In a similar way, if we take the second contract criteria of messages being delivered back to the customer system within 15 minutes, the traditional availability target SLA which allows 84 minutes of unplanned downtime clearly does not support that requirement.

The challenge then comes that if you accept the observations above as a basic principle, what are the alternatives?

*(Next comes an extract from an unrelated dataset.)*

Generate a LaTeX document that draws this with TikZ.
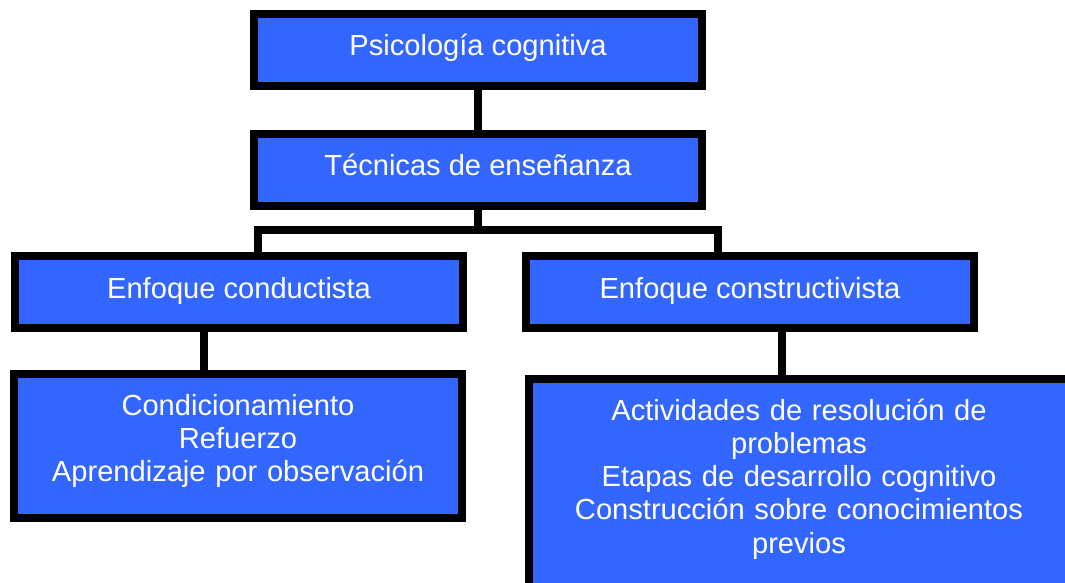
\documentclass[tikz,border=0pt]{standalone}
\usepackage{fontspec}
\setmainfont{Liberation Sans}
\definecolor{boxblue}{HTML}{3366FF}
\begin{document}
\begin{tikzpicture}[x=1pt,y=-1pt,
  box/.style={draw=black, fill=boxblue, line width=8pt, rectangle, inner sep=0pt, outer sep=0pt},
  txt/.style={text=white, font=\fontsize{29.1}{33.4}\selectfont, inner sep=0pt, anchor=base},
  conn/.style={draw=black, line width=8pt, line join=miter, line cap=butt}]
\path[use as bounding box] (0,0) rectangle (1065,582);
\clip (0,0) rectangle (1065,582);
% boxes
\node[box, minimum width=448pt, minimum height=72pt] (b1) at (478,50) {};
\node[box, minimum width=448pt, minimum height=72pt] (b2) at (478,170) {};
\node[box, minimum width=448pt, minimum height=72pt] (b3) at (239,292) {};
\node[box, minimum width=448pt, minimum height=144pt] (b4) at (238,446) {};
\node[box, minimum width=448pt, minimum height=72pt] (b5) at (750,292) {};
\node[box, minimum width=561pt, minimum height=241pt] (b6) at (809.5,499.5) {};
% connectors
\coordinate (jl) at (258,229.6);
\coordinate (jr) at (718,229.6);
\coordinate (d3) at (204,0);
\coordinate (d5) at (782,0);
\draw[conn] (b1.south) -- (b2.north);
\draw[conn] (b2.south) -- (b2.south |- jl);
\draw[conn] (jl |- b3.north) -- (jl) -- (jr) -- (jr |- b5.north);
\draw[conn] (d3 |- b3.south) -- (d3 |- b4.north);
\draw[conn] (d5 |- b5.south) -- (d5 |- b6.north);
% texts
\node[txt] (t1) at (478,55) {Psicología cognitiva};
\node[txt] (t2) at (478,175) {Técnicas de enseñanza};
\node[txt] (t3) at (239,298) {Enfoque conductista};
\node[txt] (t5) at (750,298) {Enfoque constructivista};
\node[txt, text width=440pt, align=center] (t4) at (238,415)
  {Condicionamiento\\Refuerzo\\Aprendizaje por observación};
\node[txt, text width=520pt, align=center, font=\fontsize{29.1}{33.25}\selectfont] (t6) at (799,420)
  {Actividades de resolución de\\problemas\\Etapas de desarrollo cognitivo\\Construcción sobre conocimientos\\previos};
\end{tikzpicture}
\end{document}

The obvious move is to realign the IT SLA’s to the business outcomes but in doing so a number of factors such as those below may need to be considered;

  • IT need to have a change of mindset to align them closer to the operational contract. In doing so their is an inevitable risk that differences in operation culture could create natural obstacles
  • In order to prevent future challenges, IT need to be engaged as early as possible in any client contract negotiations
  • Traditional supplier SLAs may need to be aligned to deliver the outcome based approach
  • Concept of fix time to P1’s has to be removed as the measure is no longer time bound but measured in the success of “outcomes”
  • Systems may need to be designed with a greater level of resilience / availability, considering true high availability during change activates to support business outcomes
  • Service processes such as Major Incident Management and service report will need to be aligned

Whilst the SLA may not have seen its day, certainly in order to keep up with the increasing demands, I would suggest that the traditional service measurements may need to be revisited and replaced with an outcome based expectation.